Carry none of the pictures over; write out the complete data exactly.

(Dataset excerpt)
_ _ _ _ _ _ _

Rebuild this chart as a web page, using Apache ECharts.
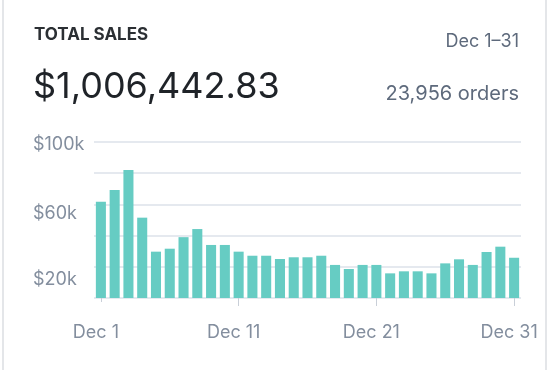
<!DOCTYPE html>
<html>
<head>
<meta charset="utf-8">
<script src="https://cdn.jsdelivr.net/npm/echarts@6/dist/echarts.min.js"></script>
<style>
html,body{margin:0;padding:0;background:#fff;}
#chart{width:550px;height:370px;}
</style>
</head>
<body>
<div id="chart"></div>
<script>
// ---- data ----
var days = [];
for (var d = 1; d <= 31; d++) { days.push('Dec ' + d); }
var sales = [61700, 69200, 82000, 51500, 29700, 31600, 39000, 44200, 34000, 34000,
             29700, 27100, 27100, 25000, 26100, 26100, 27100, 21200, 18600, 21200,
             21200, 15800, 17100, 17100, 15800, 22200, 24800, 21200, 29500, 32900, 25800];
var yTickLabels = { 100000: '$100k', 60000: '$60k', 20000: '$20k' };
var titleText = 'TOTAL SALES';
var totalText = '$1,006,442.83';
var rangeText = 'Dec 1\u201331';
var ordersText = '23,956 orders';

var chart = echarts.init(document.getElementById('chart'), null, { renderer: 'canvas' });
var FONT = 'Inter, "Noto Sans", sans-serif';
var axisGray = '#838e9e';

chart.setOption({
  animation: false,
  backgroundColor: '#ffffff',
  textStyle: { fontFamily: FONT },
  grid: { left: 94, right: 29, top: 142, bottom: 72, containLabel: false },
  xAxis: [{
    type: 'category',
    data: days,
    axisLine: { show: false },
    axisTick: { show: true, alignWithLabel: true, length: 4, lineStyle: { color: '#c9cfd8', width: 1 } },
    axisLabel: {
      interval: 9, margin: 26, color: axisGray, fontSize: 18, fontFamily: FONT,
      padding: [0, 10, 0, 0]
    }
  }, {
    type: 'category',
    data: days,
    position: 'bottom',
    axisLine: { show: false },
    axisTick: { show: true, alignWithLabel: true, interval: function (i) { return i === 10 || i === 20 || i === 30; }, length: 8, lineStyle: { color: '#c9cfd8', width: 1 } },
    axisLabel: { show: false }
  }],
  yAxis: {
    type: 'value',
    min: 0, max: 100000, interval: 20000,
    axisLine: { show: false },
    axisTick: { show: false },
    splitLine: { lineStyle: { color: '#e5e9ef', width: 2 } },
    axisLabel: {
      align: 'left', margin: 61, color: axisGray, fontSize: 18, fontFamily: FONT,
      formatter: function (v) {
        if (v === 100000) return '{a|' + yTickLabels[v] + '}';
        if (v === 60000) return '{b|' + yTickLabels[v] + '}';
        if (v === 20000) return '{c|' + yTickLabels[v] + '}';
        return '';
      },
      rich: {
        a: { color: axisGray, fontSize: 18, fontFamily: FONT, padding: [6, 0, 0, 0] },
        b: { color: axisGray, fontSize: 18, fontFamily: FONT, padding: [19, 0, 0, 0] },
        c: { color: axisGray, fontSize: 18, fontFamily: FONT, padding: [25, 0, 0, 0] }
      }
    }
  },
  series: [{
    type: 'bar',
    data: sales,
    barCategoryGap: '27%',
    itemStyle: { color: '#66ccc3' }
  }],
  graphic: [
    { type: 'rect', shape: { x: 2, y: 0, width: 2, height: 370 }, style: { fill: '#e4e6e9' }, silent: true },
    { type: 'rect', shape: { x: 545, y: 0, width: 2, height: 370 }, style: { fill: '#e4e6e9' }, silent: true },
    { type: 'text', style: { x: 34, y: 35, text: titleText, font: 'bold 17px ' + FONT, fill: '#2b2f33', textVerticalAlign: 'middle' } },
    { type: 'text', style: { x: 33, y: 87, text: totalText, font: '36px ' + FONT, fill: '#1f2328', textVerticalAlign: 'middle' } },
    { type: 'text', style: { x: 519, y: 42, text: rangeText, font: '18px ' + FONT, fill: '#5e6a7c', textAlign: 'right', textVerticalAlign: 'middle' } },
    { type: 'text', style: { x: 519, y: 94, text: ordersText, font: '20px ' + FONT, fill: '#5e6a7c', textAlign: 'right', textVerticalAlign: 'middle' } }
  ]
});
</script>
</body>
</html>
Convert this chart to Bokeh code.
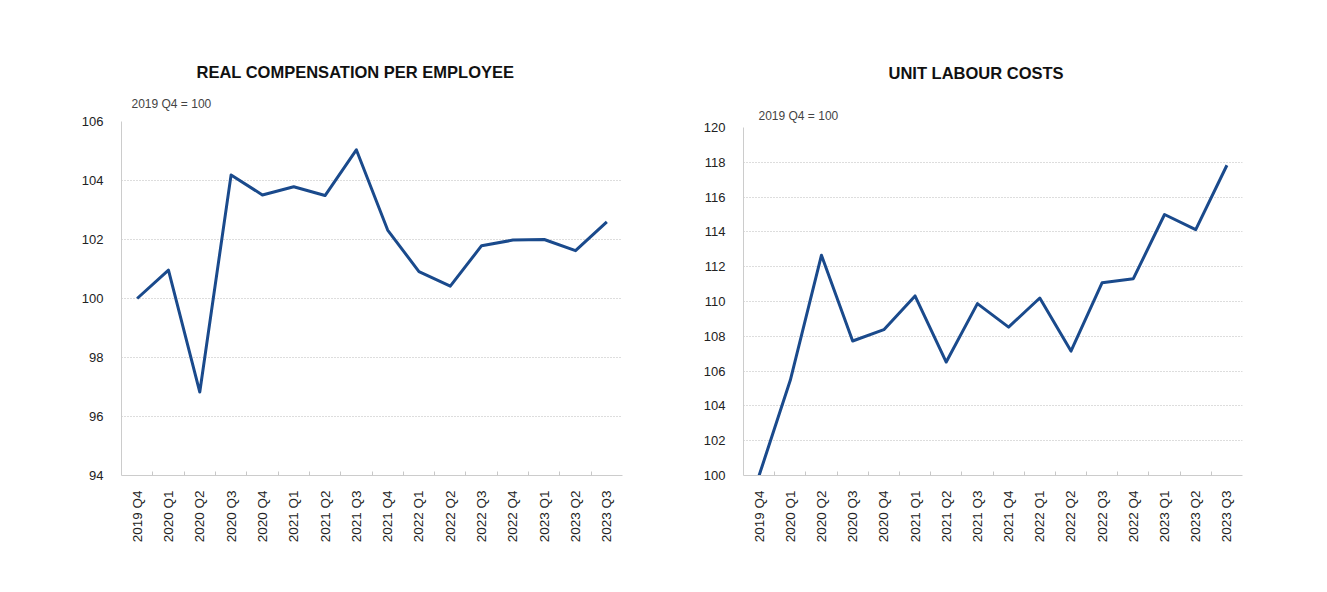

_ _ _ _ _ _ _

▶ **Finished answer**
Rebuild this chart as a web page, using Apache ECharts.
<!DOCTYPE html>
<html>
<head>
<meta charset="utf-8">
<script src="https://cdn.jsdelivr.net/npm/echarts@6/dist/echarts.min.js"></script>
<style>
html,body{margin:0;padding:0;background:#fff;}
#chart{width:550px;height:370px;}
</style>
</head>
<body>
<div id="chart"></div>
<script>
// ---- data ----
var days = [];
for (var d = 1; d <= 31; d++) { days.push('Dec ' + d); }
var sales = [61700, 69200, 82000, 51500, 29700, 31600, 39000, 44200, 34000, 34000,
             29700, 27100, 27100, 25000, 26100, 26100, 27100, 21200, 18600, 21200,
             21200, 15800, 17100, 17100, 15800, 22200, 24800, 21200, 29500, 32900, 25800];
var yTickLabels = { 100000: '$100k', 60000: '$60k', 20000: '$20k' };
var titleText = 'TOTAL SALES';
var totalText = '$1,006,442.83';
var rangeText = 'Dec 1\u201331';
var ordersText = '23,956 orders';

var chart = echarts.init(document.getElementById('chart'), null, { renderer: 'canvas' });
var FONT = 'Inter, "Noto Sans", sans-serif';
var axisGray = '#838e9e';

chart.setOption({
  animation: false,
  backgroundColor: '#ffffff',
  textStyle: { fontFamily: FONT },
  grid: { left: 94, right: 29, top: 142, bottom: 72, containLabel: false },
  xAxis: [{
    type: 'category',
    data: days,
    axisLine: { show: false },
    axisTick: { show: true, alignWithLabel: true, length: 4, lineStyle: { color: '#c9cfd8', width: 1 } },
    axisLabel: {
      interval: 9, margin: 26, color: axisGray, fontSize: 18, fontFamily: FONT,
      padding: [0, 10, 0, 0]
    }
  }, {
    type: 'category',
    data: days,
    position: 'bottom',
    axisLine: { show: false },
    axisTick: { show: true, alignWithLabel: true, interval: function (i) { return i === 10 || i === 20 || i === 30; }, length: 8, lineStyle: { color: '#c9cfd8', width: 1 } },
    axisLabel: { show: false }
  }],
  yAxis: {
    type: 'value',
    min: 0, max: 100000, interval: 20000,
    axisLine: { show: false },
    axisTick: { show: false },
    splitLine: { lineStyle: { color: '#e5e9ef', width: 2 } },
    axisLabel: {
      align: 'left', margin: 61, color: axisGray, fontSize: 18, fontFamily: FONT,
      formatter: function (v) {
        if (v === 100000) return '{a|' + yTickLabels[v] + '}';
        if (v === 60000) return '{b|' + yTickLabels[v] + '}';
        if (v === 20000) return '{c|' + yTickLabels[v] + '}';
        return '';
      },
      rich: {
        a: { color: axisGray, fontSize: 18, fontFamily: FONT, padding: [6, 0, 0, 0] },
        b: { color: axisGray, fontSize: 18, fontFamily: FONT, padding: [19, 0, 0, 0] },
        c: { color: axisGray, fontSize: 18, fontFamily: FONT, padding: [25, 0, 0, 0] }
      }
    }
  },
  series: [{
    type: 'bar',
    data: sales,
    barCategoryGap: '27%',
    itemStyle: { color: '#66ccc3' }
  }],
  graphic: [
    { type: 'rect', shape: { x: 2, y: 0, width: 2, height: 370 }, style: { fill: '#e4e6e9' }, silent: true },
    { type: 'rect', shape: { x: 545, y: 0, width: 2, height: 370 }, style: { fill: '#e4e6e9' }, silent: true },
    { type: 'text', style: { x: 34, y: 35, text: titleText, font: 'bold 17px ' + FONT, fill: '#2b2f33', textVerticalAlign: 'middle' } },
    { type: 'text', style: { x: 33, y: 87, text: totalText, font: '36px ' + FONT, fill: '#1f2328', textVerticalAlign: 'middle' } },
    { type: 'text', style: { x: 519, y: 42, text: rangeText, font: '18px ' + FONT, fill: '#5e6a7c', textAlign: 'right', textVerticalAlign: 'middle' } },
    { type: 'text', style: { x: 519, y: 94, text: ordersText, font: '20px ' + FONT, fill: '#5e6a7c', textAlign: 'right', textVerticalAlign: 'middle' } }
  ]
});
</script>
</body>
</html>
Convert this chart to Bokeh code.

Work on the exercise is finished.